-- Crude oil prices fell sharply to their lowest since March on Thursday, as another surprisingly strong increase in U.S. stockpiles last week eased market fears about short-term supply risks, and let worries about the U.S. China trade war and its impact on longer-term demand to reassert themselves.
At 9:45 AM ET (1345 GMT), U.S. WTI crude futures were down over $2 a barrel, or 4.2%, at $58.84, breaching the $60 level for the first time since March 28. The international benchmark Brent blend traded down 3.5% at $68.52 a barrel.

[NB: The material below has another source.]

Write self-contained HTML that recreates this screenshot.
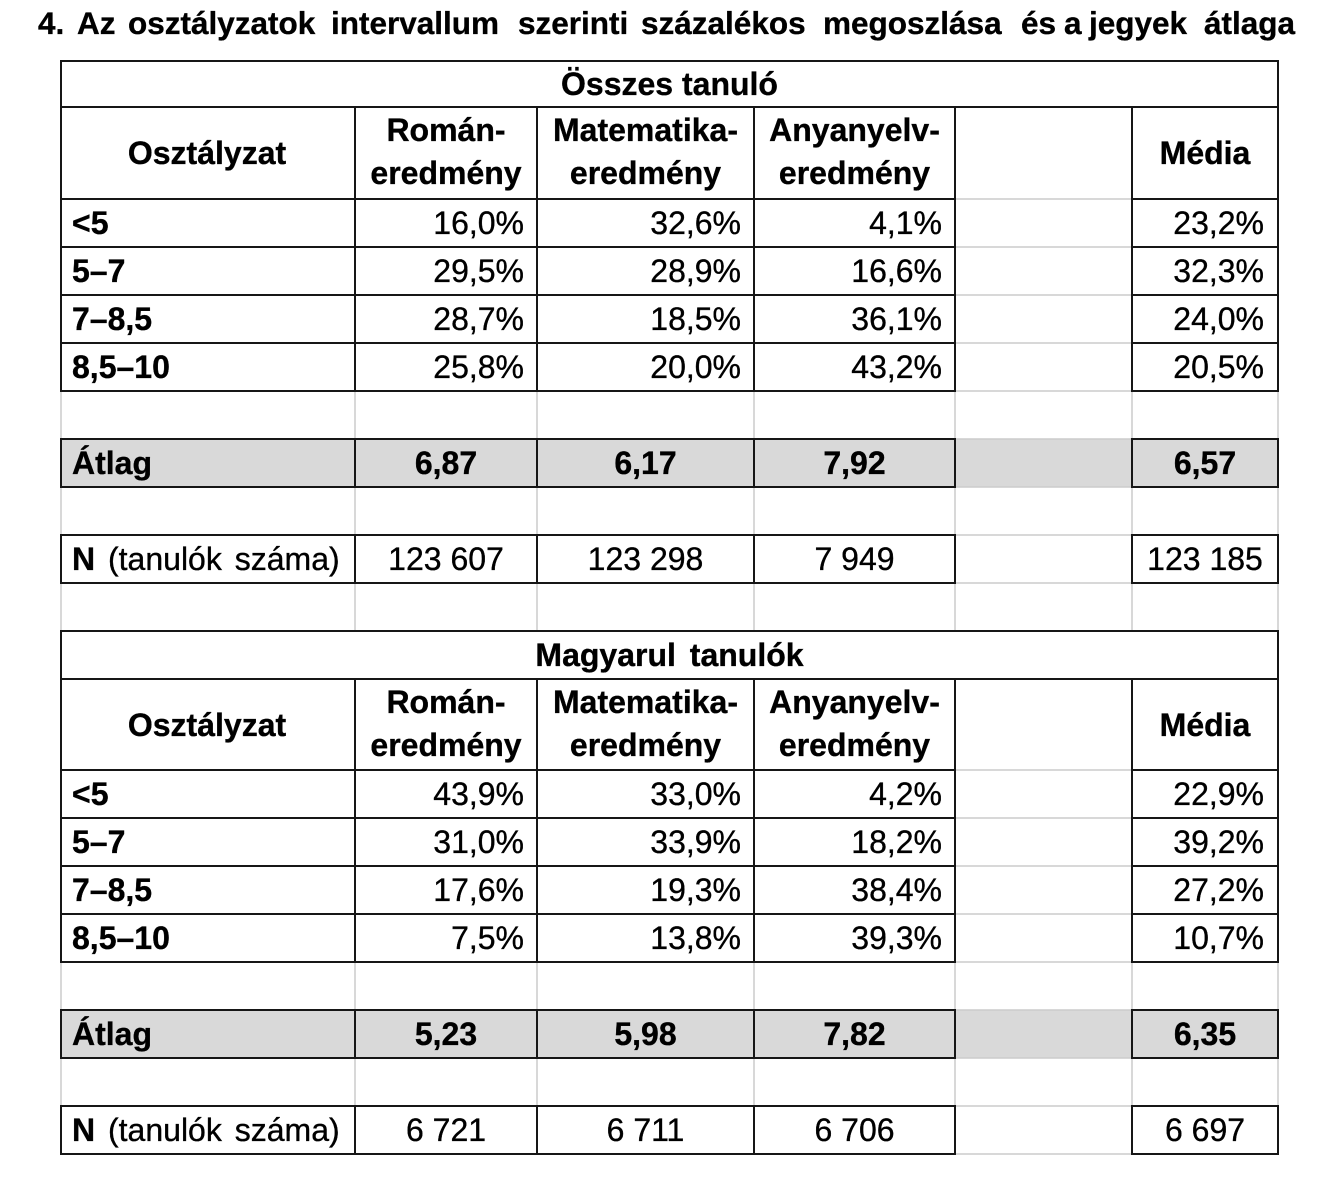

The slide had already started late on Wednesday after the U.S. government revealed that crude inventories had risen by 4.74 million barrels, rather than the 600,000 barrel decline that had been expected. Stocks of gasoline and other distillates also rose, counter to expectations.
The rout continued as more harsh rhetoric from China on trade, coupled with weaker-than-expected business surveys in Germany revived fears for the health of the global economy. The International Monetary Fund then rammed home the point with a blog arguing that "the latest escalation (of the U.S.-China trade war) could significantly dent business and financial market sentiment, disrupt global supply chains, and jeopardize the projected recovery in global growth in 2019."
The Fund added that "Consumers in the US and China are unequivocally the losers," facing higher prices across the board for imported goods.
Earlier, Reuters had reported that Asian refiners may cut production in response to refining margins falling to their lowest level in 16 years. That comes on the back of anecdotal reports of increased Chinese gasoline exports in recent weeks, something that speaks to a shortfall in demand at home.
Gasoline futures meanwhile fell 3.0% to $1.9303, their lowest since early April.
Natgas futures, by contrast, edged up 0.6% to $2.56 per million British thermal units.